# Gamers in the Abingdon,Bristol Va-Kingsport-Johnson City TN Area



## YourSwordIsMine (May 14, 2004)

Howdy all! I just moved down here to this "Lovely" part of Virginia, and am pretty lonely for some Roleplaying goodness. I'm lookin for a fun group that meets semi-regular. I play anything from D&D 3.0 to GURPS, to Heavy Gear and Warhammer 40K. If theres anyone out there, love to hear from ya.


----------



## YourSwordIsMine (May 30, 2004)

Did I mention that I'll play just about anything? Well... only a Vampire/Werewolf game if I get to play a Were-Chicken. *grins*

I'm looking for a fun mature group of roleplayers. I like everything from Forgotten Realms to Iron Kingdoms. I also like good old fashioned comicbook Superhero goodness.

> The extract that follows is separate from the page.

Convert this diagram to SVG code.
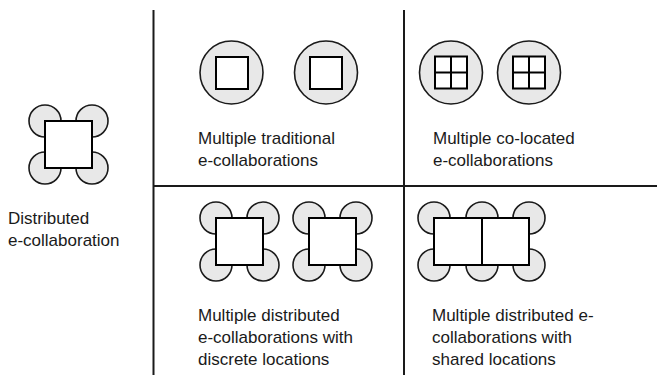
<svg xmlns="http://www.w3.org/2000/svg" width="657" height="375" viewBox="0 0 657 375">
<style>
.bg{fill:#ffffff}
.c{fill:#e8e8e8;stroke:#1a1a1a;stroke-width:1.6}
.s{fill:#ffffff;stroke:#000000;stroke-width:2}
.ln{stroke:#1a1a1a;stroke-width:2;fill:none}
text{font-family:"Liberation Sans",Arial,sans-serif;font-size:17px;fill:#1a1a1a}
</style>
<rect class="bg" x="0" y="0" width="657" height="375"/>
<g id="connectors">
<line class="ln" x1="153.5" y1="10" x2="153.5" y2="375"/>
<line class="ln" x1="404" y1="10" x2="404" y2="375"/>
<line class="ln" x1="153.5" y1="186" x2="657" y2="186"/>
</g>
<g id="distributed">
<circle class="c" cx="45" cy="121" r="16"/>
<circle class="c" cx="92" cy="121" r="16"/>
<circle class="c" cx="45" cy="168" r="16"/>
<circle class="c" cx="92" cy="168" r="16"/>
<rect class="s" x="45" y="121" width="47" height="47"/>
<text x="8" y="224">Distributed</text>
<text x="8" y="246">e-collaboration</text>
</g>
<g id="traditional">
<circle class="c" cx="231.5" cy="72.5" r="31.5"/>
<circle class="c" cx="326" cy="72.5" r="31.5"/>
<rect class="s" x="216" y="57" width="32" height="32"/>
<rect class="s" x="310" y="57" width="32" height="32"/>
<text x="198" y="144">Multiple traditional</text>
<text x="198" y="166">e-collaborations</text>
</g>
<g id="colocated">
<circle class="c" cx="451" cy="72.5" r="31.5"/>
<circle class="c" cx="529" cy="72.5" r="31.5"/>
<rect class="s" x="435" y="56.5" width="32" height="32"/>
<line class="s" x1="451" y1="56.5" x2="451" y2="88.5"/>
<line class="s" x1="435" y1="72.5" x2="467" y2="72.5"/>
<rect class="s" x="513" y="56.5" width="32" height="32"/>
<line class="s" x1="529" y1="56.5" x2="529" y2="88.5"/>
<line class="s" x1="513" y1="72.5" x2="545" y2="72.5"/>
<text x="433" y="144">Multiple co-located</text>
<text x="433" y="166">e-collaborations</text>
</g>
<g id="discrete">
<circle class="c" cx="216" cy="218" r="16"/>
<circle class="c" cx="263" cy="218" r="16"/>
<circle class="c" cx="216" cy="265" r="16"/>
<circle class="c" cx="263" cy="265" r="16"/>
<rect class="s" x="216" y="218" width="47" height="47"/>
<circle class="c" cx="309" cy="218" r="16"/>
<circle class="c" cx="356" cy="218" r="16"/>
<circle class="c" cx="309" cy="265" r="16"/>
<circle class="c" cx="356" cy="265" r="16"/>
<rect class="s" x="309" y="218" width="47" height="47"/>
<text x="198" y="321">Multiple distributed</text>
<text x="198" y="343">e-collaborations with</text>
<text x="198" y="365">discrete locations</text>
</g>
<g id="shared">
<circle class="c" cx="434" cy="218" r="16"/>
<circle class="c" cx="482" cy="218" r="16"/>
<circle class="c" cx="529" cy="218" r="16"/>
<circle class="c" cx="434" cy="265" r="16"/>
<circle class="c" cx="482" cy="265" r="16"/>
<circle class="c" cx="529" cy="265" r="16"/>
<rect class="s" x="434" y="218" width="95" height="47"/>
<line class="s" x1="482" y1="218" x2="482" y2="265"/>
<text x="432" y="321">Multiple distributed e-</text>
<text x="432" y="343">collaborations with</text>
<text x="432" y="365">shared locations</text>
</g>
</svg>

No matter the genre or game system I'd like to hear from you. 

Sean


----------



## Kodiakc (Jun 7, 2004)

Sean you should be in luck the gaming shops in Bristol VA are always looking for some players and my friend works at Evermore in Kingsport they run games every weekend so does waynes world in Kingsport, the Moutain empire comics in JC just expanded space so they can run games and i think the one in Bristol already does . I will check around for ya some friends of mine are in abingdon now and i think they are gonna start a bi monthly game soon 

bear with me and i will see if i can get ya a hook up heheh


----------



## f1r3warr10r (Sep 1, 2010)

where do you live in va? my four man group loves d and d but we are mostly into games workshop call me 423-765-0587 like to hear from you    shawn


----------



## f1r3warr10r (Sep 1, 2010)

dewaynes world is full of self important tards thats closest but anyone close would be great


----------